Blue light is calmer than red light for humans. But why? And how do designers use this?

  • They say blue light is much more calming than red light for humans. This is not just aesthetic preference. There is something neurological going on
  • Red light triggers alertness and arousal. Blue light does the opposite. This maps to natural environments: red signals fire, blood, danger. Blue signals sky, water, calm
  • I should ask designers about this. How do they use color theory to manipulate mood in interfaces, spaces, and products? There must be established principles here
  • This connects back to the evolutionary story from Day 3. If emotions have survival purposes, then color responses probably do too. Red means threat. Blue means safety. The emotional response to color might be as hardwired as the response to a facial expression
  • Research for later: talk to designers about how color affects mood in practice. Look into the neuroscience of color perception and emotional response. How does this connect to the visual cortex work from the neuroscience experiment?

Food

We combine things to taste good. We have sugar cravings. But why does evolution want us to crave sugar?

  • We combine ingredients to make things taste good. That is obvious. But the more interesting question is: why do we have sugar cravings?
  • Sugar cravings must have an evolutionary advantage. In ancestral environments, sweet foods (ripe fruit, honey) were rare and calorie-dense. Craving them meant you ate them when available, storing energy for lean times. The craving is a survival mechanism from when calories were scarce
  • But now we live in a world of unlimited sugar. The craving that kept our ancestors alive is making us sick. Same pattern as the dopamine machines from Day 5. An evolved mechanism being exploited by modern abundance
  • Food also directly affects mood. Comfort food is not just a phrase. Eating triggers serotonin and dopamine release. There is a real neurochemical pathway from food to feeling good
  • Research for later: look into food science. Why exactly do sugar cravings exist at the neurological level? What is the evolutionary timeline? How does the gut-brain axis work in emotional regulation?

Music and Sound

Classical music in stores makes people buy expensive things. Music is a direct line to emotion

  • I already know that classical music played in stores makes people buy more expensive items. This is well documented. The music changes the mood, and the mood changes the spending behaviour
  • Music is a remarkably direct emotional tool. It bypasses rational thought entirely. You do not decide to feel sad when a minor key plays. You just feel it. That is not learned behaviour. Something about it is wired in
  • I want to read 'Musical Human' for this. There must be deep evolutionary reasons for why sound patterns trigger emotional responses. Is it connected to voice recognition? To environmental sounds that signalled danger or safety?
  • Music combines rhythm, melody, harmony, and timbre. Each one probably maps to a different emotional circuit. A fast rhythm increases heart rate. A low drone creates unease. These are not random associations
  • Research for later: read 'Musical Human' book. Understand the neuroscience of why music triggers emotion.
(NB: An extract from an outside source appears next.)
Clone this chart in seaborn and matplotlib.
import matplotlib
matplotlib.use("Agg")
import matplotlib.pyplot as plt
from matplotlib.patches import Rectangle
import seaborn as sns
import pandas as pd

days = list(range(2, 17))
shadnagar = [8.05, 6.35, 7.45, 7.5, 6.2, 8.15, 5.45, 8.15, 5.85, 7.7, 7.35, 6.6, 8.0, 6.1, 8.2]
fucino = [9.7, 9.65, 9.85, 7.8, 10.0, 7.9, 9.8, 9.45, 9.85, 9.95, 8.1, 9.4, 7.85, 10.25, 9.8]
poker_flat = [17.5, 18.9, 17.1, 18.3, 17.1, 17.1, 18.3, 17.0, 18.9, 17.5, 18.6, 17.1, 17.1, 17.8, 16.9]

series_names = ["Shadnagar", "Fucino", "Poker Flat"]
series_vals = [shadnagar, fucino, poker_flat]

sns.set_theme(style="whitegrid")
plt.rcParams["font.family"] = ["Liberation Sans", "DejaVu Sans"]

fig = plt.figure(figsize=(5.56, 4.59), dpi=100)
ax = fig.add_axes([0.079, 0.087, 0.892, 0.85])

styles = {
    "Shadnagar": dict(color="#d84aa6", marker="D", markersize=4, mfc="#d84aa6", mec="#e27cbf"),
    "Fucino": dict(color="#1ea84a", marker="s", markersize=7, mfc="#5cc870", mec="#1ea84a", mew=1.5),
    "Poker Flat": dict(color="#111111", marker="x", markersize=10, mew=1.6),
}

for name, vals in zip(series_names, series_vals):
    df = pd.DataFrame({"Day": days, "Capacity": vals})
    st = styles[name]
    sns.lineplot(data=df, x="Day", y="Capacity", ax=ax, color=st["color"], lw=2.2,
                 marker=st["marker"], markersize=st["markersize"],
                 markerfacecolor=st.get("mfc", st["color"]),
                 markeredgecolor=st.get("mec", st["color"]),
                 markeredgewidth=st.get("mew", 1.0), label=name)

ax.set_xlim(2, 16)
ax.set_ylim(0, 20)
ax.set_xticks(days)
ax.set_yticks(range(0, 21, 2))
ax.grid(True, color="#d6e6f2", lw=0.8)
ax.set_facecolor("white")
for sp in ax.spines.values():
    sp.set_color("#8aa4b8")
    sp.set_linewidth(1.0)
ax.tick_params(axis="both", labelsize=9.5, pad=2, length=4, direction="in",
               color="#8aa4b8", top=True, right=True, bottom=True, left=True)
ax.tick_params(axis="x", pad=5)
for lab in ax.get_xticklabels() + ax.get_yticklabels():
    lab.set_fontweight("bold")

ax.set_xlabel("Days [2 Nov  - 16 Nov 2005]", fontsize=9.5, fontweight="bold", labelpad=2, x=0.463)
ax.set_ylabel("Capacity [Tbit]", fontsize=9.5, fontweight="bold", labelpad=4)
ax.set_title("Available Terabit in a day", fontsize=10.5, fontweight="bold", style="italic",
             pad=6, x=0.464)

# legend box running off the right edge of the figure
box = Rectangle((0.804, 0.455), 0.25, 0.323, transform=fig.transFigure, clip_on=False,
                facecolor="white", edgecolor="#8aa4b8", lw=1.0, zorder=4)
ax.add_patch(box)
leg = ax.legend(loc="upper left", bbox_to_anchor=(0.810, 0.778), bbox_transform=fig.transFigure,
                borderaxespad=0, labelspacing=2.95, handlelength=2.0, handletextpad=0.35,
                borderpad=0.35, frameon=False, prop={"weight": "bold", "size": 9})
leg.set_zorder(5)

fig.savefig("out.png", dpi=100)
How does the auditory cortex connect to the limbic system? Why does a minor key sound sad across cultures?

Chemistry: Serotonin, Dopamine, and Noradrenaline

Recreational drugs are hyper-focused tools for creating euphoria. They work because they hijack three key neurotransmitters

  • Recreational drugs are interesting from a scientific perspective because they are hyper-focused on creating euphoria. They are engineered (or naturally evolved) to be extremely good at producing acute happiness
  • There are three key neurotransmitters behind this: serotonin, dopamine, and noradrenaline. These are the main chemical messengers that regulate mood, motivation, and arousal
  • Dopamine is the reward and motivation chemical. It is not about pleasure itself but about the anticipation of pleasure. This connects directly to the joy discussion from Day 3. Dopamine is probably what makes joy work as a motivator
  • Serotonin is about mood stability and well-being. Low serotonin is linked to depression. Most antidepressants (SSRIs) work by increasing serotonin availability. It is the baseline mood chemical
  • Noradrenaline (also called norepinephrine) is about alertness and the stress response. It is the fight-or-flight chemical. This connects to the fear and anger survival purposes from Day 3
  • I want to understand how these three work together. When you feel happy, is it all three firing? When you feel anxious, is it noradrenaline overpowering serotonin? What is the interaction model?
  • Also: what other secretions are there? These three get the most attention, but the brain has many more chemical messengers. Endorphins (the pain-killing ones from the crying discussion in Day 3), oxytocin (the bonding one), GABA, glutamate. How do they all fit together?
  • Drugs hijack these systems. MDMA floods serotonin. Cocaine blocks dopamine reuptake. Amphetamines increase noradrenaline. Each drug targets a specific chemical pathway to produce a specific emotional effect. That is why different drugs feel different
  • Research for later: deep dive into how serotonin, dopamine, and noradrenaline interact. Map out all the major neurotransmitters and their emotional roles. Understand why drugs that target specific pathways produce specific emotional states

Film and Visuals

Film is the art form closest to how my visual brain works. It combines every emotional channel into one experience

  • Obviously, film and creative art are the closest to my form of visual brain. I think in images. Film speaks my language
  • What makes film unique is that it combines multiple emotional channels simultaneously: cinematic style, story line, music direction, color scheme. So many things go into a film that are not present in any other art form together
  • A painting has color and composition but no sound. Music has melody and rhythm but no visuals. Literature has story but no direct sensory input. Film has all of them at once. It is the most complete emotional delivery system humans have built
  • This is why directors are learning from psychologists. They need to understand how emotion works to manipulate it effectively. What camera angle creates unease? What color palette signals nostalgia? What musical cue triggers dread? These are not guesses. They are based on how the brain processes emotion
  • And psychologists are learning from directors. Because directors have accumulated massive amounts of data about what works emotionally. Decades of audience reactions, box office results, critical analysis. Psychologists studying emotion in a lab get small sample sizes. Directors working with audiences get millions of data points
  • This is a genuine feedback loop between art and science. Directors use psychology to make better films. Psychologists use films to study emotional responses at scale
  • Research for later: how do film directors use psychological principles in practice? What is the science behind cinematic techniques and emotional response? How does color grading affect mood perception in film?